### DATA SUPPLIED
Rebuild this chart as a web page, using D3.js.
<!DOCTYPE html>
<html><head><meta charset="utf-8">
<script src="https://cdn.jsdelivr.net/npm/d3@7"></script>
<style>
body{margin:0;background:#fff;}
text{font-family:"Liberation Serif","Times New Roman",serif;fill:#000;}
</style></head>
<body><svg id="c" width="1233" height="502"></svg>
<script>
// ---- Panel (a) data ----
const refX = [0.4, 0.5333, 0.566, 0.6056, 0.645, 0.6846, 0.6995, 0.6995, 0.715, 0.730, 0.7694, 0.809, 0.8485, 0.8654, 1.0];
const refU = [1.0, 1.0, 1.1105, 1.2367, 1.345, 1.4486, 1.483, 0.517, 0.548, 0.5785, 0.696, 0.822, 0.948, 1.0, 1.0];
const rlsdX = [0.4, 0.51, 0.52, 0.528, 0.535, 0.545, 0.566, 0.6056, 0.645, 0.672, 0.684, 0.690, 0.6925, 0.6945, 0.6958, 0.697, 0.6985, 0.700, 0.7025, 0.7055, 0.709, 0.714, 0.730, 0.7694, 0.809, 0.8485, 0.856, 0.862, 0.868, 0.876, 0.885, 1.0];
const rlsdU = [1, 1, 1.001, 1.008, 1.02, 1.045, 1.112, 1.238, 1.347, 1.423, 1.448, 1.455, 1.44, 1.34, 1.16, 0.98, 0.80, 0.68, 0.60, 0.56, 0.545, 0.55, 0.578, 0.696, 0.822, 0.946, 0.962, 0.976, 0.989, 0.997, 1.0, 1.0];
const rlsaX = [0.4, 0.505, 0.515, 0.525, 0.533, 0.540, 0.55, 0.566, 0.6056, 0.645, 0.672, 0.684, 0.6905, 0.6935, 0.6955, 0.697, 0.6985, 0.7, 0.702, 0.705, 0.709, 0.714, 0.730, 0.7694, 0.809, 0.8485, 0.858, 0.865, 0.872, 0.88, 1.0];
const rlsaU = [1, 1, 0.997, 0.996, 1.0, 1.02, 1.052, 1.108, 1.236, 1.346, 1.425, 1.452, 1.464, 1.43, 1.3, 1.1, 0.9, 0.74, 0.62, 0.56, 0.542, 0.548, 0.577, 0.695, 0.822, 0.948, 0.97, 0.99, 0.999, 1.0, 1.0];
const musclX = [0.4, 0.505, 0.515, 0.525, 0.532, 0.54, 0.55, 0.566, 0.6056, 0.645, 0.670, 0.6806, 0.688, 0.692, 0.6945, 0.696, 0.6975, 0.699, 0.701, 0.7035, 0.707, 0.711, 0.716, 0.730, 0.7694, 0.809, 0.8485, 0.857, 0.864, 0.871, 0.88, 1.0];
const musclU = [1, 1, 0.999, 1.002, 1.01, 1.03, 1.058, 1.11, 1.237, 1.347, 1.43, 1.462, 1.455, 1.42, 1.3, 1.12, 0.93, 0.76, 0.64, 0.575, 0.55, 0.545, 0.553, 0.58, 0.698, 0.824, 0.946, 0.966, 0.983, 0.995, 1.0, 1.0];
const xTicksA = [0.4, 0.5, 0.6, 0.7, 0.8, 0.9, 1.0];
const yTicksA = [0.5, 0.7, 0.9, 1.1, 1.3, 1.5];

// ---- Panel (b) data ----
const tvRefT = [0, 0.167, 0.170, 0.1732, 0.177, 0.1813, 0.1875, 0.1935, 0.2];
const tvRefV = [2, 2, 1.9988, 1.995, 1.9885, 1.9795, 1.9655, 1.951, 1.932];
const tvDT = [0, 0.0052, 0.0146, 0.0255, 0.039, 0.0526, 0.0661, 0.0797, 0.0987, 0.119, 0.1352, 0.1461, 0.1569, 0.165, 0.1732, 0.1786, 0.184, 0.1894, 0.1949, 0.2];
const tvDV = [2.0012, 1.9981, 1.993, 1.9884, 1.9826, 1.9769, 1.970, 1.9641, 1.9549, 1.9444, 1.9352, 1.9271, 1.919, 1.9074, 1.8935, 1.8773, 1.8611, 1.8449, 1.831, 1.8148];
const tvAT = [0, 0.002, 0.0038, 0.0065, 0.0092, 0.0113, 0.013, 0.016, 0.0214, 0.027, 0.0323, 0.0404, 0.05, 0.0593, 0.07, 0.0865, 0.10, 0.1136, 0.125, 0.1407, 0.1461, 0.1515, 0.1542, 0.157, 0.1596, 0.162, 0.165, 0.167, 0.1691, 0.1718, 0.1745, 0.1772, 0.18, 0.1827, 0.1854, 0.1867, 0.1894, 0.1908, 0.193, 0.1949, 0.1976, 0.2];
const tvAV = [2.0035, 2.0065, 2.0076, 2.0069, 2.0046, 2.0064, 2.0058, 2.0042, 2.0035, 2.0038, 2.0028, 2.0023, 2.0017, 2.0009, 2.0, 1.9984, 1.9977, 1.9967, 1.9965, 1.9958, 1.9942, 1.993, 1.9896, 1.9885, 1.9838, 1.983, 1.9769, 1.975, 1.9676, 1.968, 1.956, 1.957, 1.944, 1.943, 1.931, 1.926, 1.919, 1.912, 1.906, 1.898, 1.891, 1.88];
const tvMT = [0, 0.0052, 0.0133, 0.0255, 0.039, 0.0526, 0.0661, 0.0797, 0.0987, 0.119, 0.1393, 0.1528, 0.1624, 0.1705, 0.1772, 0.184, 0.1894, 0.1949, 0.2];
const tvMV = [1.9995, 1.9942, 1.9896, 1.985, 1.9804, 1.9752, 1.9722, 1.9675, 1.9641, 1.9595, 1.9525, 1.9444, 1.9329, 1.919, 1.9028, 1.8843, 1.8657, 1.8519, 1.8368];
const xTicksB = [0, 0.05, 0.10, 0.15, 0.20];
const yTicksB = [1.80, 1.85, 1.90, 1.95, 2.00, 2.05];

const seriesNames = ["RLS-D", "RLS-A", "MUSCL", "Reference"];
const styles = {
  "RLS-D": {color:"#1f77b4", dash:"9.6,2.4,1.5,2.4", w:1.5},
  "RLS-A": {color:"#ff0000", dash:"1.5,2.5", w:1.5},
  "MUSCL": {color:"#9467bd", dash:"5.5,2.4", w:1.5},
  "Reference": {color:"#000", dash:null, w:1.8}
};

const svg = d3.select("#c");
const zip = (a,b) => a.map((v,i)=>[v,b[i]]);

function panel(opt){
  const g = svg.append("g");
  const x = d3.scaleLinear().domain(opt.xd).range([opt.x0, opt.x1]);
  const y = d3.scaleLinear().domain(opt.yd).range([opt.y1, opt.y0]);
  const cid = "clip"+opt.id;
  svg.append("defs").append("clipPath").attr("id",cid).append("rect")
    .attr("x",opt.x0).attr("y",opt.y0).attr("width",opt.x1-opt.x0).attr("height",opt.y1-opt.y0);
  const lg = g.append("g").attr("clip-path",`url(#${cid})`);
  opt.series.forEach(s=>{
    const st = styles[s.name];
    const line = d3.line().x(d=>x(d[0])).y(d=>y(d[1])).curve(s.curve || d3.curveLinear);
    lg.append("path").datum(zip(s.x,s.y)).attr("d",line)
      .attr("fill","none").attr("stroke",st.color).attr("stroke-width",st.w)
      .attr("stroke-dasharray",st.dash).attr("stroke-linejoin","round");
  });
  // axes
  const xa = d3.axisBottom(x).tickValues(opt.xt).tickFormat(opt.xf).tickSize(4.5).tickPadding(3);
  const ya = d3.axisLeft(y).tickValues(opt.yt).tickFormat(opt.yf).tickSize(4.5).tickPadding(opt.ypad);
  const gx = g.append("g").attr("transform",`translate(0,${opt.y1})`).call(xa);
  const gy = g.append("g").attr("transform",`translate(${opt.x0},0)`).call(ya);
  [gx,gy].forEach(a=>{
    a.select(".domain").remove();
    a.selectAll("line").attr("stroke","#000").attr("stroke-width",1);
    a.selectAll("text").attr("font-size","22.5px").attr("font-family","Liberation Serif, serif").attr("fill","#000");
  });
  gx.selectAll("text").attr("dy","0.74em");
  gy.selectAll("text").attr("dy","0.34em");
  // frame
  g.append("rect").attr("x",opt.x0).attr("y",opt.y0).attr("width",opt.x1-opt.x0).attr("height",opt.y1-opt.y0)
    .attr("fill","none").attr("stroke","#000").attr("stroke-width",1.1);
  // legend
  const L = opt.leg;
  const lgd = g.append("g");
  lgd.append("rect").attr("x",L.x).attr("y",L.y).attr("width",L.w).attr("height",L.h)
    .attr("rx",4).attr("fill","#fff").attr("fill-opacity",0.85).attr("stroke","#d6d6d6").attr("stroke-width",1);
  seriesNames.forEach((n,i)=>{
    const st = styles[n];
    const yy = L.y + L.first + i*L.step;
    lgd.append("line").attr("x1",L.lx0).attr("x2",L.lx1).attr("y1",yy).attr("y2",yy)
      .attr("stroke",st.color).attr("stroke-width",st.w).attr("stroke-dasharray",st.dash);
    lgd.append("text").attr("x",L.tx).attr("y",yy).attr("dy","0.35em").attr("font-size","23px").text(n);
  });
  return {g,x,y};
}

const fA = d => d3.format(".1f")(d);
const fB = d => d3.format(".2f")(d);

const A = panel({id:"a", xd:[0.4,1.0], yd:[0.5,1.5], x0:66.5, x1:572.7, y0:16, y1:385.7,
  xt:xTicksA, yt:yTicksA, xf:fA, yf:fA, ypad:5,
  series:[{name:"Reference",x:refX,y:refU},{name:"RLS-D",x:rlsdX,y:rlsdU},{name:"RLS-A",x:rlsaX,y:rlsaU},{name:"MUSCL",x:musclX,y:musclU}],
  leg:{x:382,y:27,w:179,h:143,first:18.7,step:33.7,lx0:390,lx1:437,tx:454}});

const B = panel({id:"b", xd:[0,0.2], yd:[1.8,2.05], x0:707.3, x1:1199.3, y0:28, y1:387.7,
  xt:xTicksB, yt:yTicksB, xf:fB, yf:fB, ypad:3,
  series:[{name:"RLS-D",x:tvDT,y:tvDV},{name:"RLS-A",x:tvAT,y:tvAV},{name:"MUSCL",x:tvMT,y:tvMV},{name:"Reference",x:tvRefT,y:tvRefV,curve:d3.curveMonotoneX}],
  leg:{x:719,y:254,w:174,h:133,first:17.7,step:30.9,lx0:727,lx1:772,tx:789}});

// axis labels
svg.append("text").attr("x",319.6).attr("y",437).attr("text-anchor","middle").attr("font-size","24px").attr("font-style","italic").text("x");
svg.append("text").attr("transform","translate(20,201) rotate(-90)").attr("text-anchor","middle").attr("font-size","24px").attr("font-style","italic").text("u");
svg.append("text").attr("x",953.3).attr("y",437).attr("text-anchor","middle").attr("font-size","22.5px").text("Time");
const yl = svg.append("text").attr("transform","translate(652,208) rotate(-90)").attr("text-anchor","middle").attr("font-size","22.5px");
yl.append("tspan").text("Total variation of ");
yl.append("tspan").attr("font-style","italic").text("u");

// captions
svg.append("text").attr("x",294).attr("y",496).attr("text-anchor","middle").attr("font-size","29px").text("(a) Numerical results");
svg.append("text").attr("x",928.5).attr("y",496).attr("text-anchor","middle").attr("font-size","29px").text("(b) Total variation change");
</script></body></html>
...
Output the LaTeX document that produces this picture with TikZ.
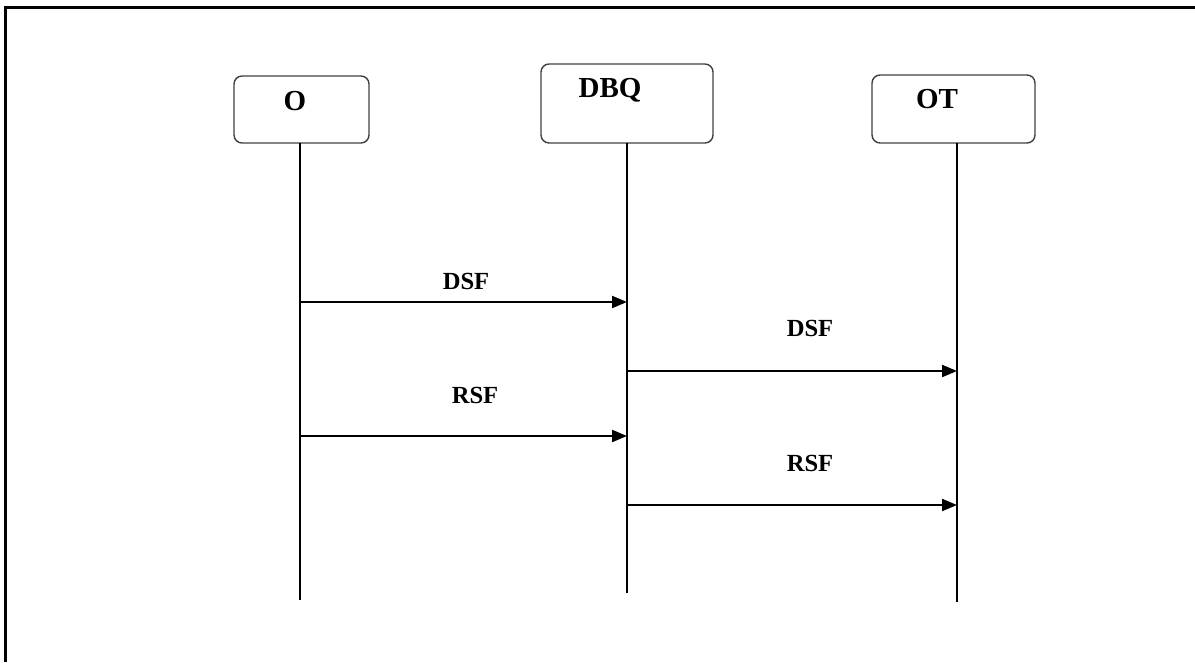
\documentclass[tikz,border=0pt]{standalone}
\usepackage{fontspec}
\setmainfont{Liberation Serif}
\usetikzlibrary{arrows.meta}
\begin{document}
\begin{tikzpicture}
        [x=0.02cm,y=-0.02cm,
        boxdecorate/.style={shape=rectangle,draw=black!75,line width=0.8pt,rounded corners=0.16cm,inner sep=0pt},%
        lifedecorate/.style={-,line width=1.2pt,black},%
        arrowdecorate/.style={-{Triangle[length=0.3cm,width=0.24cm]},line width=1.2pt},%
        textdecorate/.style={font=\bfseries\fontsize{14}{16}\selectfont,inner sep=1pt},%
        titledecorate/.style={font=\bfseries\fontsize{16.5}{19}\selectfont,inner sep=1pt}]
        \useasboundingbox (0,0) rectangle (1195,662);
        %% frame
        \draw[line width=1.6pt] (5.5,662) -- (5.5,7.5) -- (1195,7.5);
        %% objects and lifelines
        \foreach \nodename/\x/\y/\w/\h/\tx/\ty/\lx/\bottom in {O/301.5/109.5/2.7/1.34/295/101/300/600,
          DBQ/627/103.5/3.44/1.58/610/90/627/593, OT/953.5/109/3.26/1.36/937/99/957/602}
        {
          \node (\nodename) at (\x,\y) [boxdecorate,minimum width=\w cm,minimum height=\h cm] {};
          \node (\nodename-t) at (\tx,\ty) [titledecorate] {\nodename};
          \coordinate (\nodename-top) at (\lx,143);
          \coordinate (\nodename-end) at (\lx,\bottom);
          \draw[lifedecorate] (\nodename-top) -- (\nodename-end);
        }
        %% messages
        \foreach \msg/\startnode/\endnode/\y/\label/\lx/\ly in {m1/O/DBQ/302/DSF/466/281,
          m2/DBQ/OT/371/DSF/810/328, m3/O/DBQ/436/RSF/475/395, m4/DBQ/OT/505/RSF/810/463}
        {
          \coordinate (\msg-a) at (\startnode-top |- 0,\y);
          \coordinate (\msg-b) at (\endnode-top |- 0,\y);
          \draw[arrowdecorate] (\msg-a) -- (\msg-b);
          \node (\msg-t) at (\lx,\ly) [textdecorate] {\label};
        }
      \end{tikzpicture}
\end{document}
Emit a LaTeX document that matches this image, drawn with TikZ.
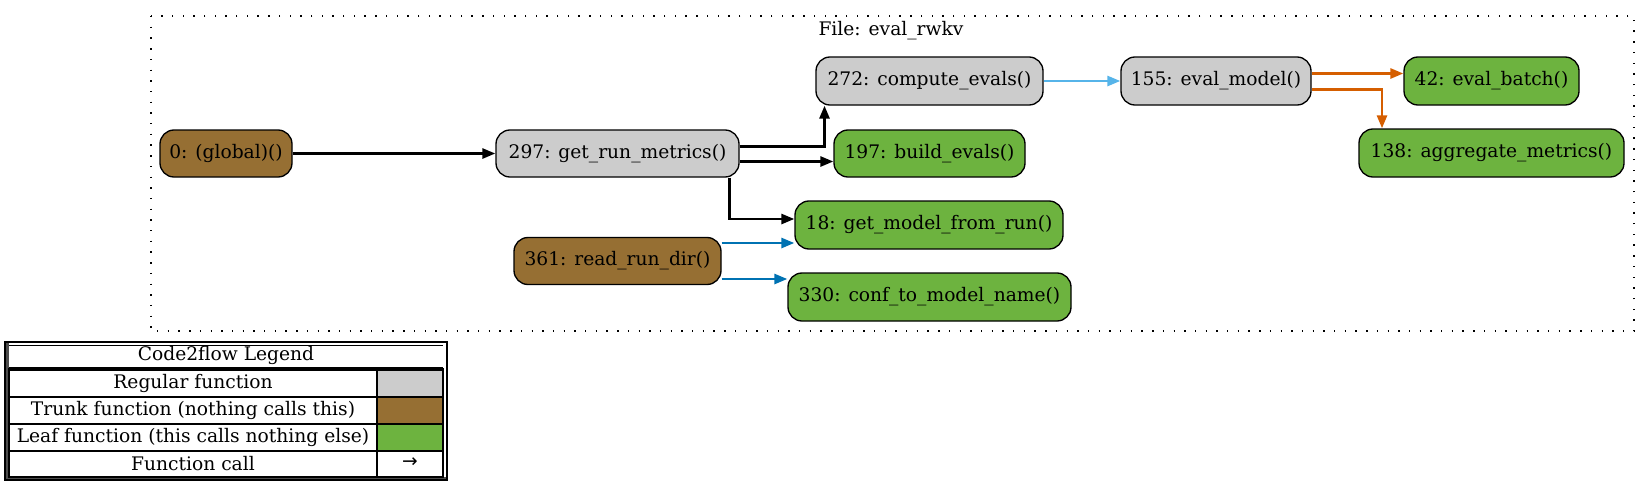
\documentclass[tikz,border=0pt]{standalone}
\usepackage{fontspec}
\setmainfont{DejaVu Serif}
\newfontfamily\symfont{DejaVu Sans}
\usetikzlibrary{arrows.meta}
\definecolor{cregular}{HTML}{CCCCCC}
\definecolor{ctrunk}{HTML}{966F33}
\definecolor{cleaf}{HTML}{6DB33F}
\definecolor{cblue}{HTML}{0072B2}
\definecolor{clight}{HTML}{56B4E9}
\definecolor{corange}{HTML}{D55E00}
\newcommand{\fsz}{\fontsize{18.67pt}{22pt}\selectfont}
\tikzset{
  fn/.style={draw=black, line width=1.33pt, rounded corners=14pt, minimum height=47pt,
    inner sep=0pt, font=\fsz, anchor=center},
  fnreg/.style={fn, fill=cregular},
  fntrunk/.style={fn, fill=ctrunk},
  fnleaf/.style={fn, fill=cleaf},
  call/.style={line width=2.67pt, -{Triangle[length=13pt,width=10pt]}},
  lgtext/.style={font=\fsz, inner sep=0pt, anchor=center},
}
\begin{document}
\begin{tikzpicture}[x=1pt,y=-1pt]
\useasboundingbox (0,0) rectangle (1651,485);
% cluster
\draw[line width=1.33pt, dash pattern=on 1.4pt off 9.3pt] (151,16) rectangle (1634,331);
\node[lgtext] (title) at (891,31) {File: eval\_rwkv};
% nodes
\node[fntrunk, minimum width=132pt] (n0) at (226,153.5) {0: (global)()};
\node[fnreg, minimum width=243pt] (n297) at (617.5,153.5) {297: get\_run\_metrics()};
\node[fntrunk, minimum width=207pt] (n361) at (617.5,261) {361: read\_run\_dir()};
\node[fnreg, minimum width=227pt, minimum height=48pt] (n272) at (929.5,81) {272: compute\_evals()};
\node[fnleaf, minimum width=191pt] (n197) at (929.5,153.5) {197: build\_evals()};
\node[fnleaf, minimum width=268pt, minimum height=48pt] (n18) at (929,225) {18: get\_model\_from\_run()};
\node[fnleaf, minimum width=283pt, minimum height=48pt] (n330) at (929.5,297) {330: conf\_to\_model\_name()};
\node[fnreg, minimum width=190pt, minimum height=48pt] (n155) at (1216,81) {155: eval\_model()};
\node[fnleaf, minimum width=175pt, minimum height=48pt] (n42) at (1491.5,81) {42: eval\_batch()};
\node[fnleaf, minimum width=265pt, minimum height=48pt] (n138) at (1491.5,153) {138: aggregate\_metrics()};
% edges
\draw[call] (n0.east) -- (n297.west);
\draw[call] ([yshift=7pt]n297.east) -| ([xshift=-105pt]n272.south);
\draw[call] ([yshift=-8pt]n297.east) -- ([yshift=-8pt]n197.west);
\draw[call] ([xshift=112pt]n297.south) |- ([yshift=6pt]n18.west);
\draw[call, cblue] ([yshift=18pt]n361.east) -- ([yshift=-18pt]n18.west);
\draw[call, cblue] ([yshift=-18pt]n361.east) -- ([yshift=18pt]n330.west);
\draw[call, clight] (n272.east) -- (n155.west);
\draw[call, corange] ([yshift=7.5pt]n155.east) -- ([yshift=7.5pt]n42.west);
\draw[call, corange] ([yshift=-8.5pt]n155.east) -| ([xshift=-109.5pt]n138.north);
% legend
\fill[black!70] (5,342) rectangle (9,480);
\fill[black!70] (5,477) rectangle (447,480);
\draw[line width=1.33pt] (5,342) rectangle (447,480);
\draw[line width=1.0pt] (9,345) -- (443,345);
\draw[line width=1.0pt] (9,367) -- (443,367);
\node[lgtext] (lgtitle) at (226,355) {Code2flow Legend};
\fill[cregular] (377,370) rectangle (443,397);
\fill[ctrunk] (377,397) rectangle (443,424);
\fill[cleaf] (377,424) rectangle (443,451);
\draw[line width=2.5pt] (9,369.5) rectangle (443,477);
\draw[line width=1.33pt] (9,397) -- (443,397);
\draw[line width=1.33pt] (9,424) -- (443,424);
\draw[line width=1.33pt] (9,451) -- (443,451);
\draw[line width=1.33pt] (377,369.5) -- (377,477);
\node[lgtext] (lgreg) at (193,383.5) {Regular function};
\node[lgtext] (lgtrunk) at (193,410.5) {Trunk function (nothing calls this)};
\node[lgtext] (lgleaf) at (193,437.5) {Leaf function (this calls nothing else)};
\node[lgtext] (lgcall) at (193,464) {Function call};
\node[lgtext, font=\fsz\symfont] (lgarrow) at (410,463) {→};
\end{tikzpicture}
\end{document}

### TASK GOAL
The lines to be given again exactly are those from the one containing "Rebuild this chart" up to and including the one containing "const yTicksA = [0.5, 0.7, 0.9, 1.1, 1.3, 1.5];".

### EXPECTED ANSWER
Rebuild this chart as a web page, using D3.js.
<!DOCTYPE html>
<html><head><meta charset="utf-8">
<script src="https://cdn.jsdelivr.net/npm/d3@7"></script>
<style>
body{margin:0;background:#fff;}
text{font-family:"Liberation Serif","Times New Roman",serif;fill:#000;}
</style></head>
<body><svg id="c" width="1233" height="502"></svg>
<script>
// ---- Panel (a) data ----
const refX = [0.4, 0.5333, 0.566, 0.6056, 0.645, 0.6846, 0.6995, 0.6995, 0.715, 0.730, 0.7694, 0.809, 0.8485, 0.8654, 1.0];
const refU = [1.0, 1.0, 1.1105, 1.2367, 1.345, 1.4486, 1.483, 0.517, 0.548, 0.5785, 0.696, 0.822, 0.948, 1.0, 1.0];
const rlsdX = [0.4, 0.51, 0.52, 0.528, 0.535, 0.545, 0.566, 0.6056, 0.645, 0.672, 0.684, 0.690, 0.6925, 0.6945, 0.6958, 0.697, 0.6985, 0.700, 0.7025, 0.7055, 0.709, 0.714, 0.730, 0.7694, 0.809, 0.8485, 0.856, 0.862, 0.868, 0.876, 0.885, 1.0];
const rlsdU = [1, 1, 1.001, 1.008, 1.02, 1.045, 1.112, 1.238, 1.347, 1.423, 1.448, 1.455, 1.44, 1.34, 1.16, 0.98, 0.80, 0.68, 0.60, 0.56, 0.545, 0.55, 0.578, 0.696, 0.822, 0.946, 0.962, 0.976, 0.989, 0.997, 1.0, 1.0];
const rlsaX = [0.4, 0.505, 0.515, 0.525, 0.533, 0.540, 0.55, 0.566, 0.6056, 0.645, 0.672, 0.684, 0.6905, 0.6935, 0.6955, 0.697, 0.6985, 0.7, 0.702, 0.705, 0.709, 0.714, 0.730, 0.7694, 0.809, 0.8485, 0.858, 0.865, 0.872, 0.88, 1.0];
const rlsaU = [1, 1, 0.997, 0.996, 1.0, 1.02, 1.052, 1.108, 1.236, 1.346, 1.425, 1.452, 1.464, 1.43, 1.3, 1.1, 0.9, 0.74, 0.62, 0.56, 0.542, 0.548, 0.577, 0.695, 0.822, 0.948, 0.97, 0.99, 0.999, 1.0, 1.0];
const musclX = [0.4, 0.505, 0.515, 0.525, 0.532, 0.54, 0.55, 0.566, 0.6056, 0.645, 0.670, 0.6806, 0.688, 0.692, 0.6945, 0.696, 0.6975, 0.699, 0.701, 0.7035, 0.707, 0.711, 0.716, 0.730, 0.7694, 0.809, 0.8485, 0.857, 0.864, 0.871, 0.88, 1.0];
const musclU = [1, 1, 0.999, 1.002, 1.01, 1.03, 1.058, 1.11, 1.237, 1.347, 1.43, 1.462, 1.455, 1.42, 1.3, 1.12, 0.93, 0.76, 0.64, 0.575, 0.55, 0.545, 0.553, 0.58, 0.698, 0.824, 0.946, 0.966, 0.983, 0.995, 1.0, 1.0];
const xTicksA = [0.4, 0.5, 0.6, 0.7, 0.8, 0.9, 1.0];
const yTicksA = [0.5, 0.7, 0.9, 1.1, 1.3, 1.5];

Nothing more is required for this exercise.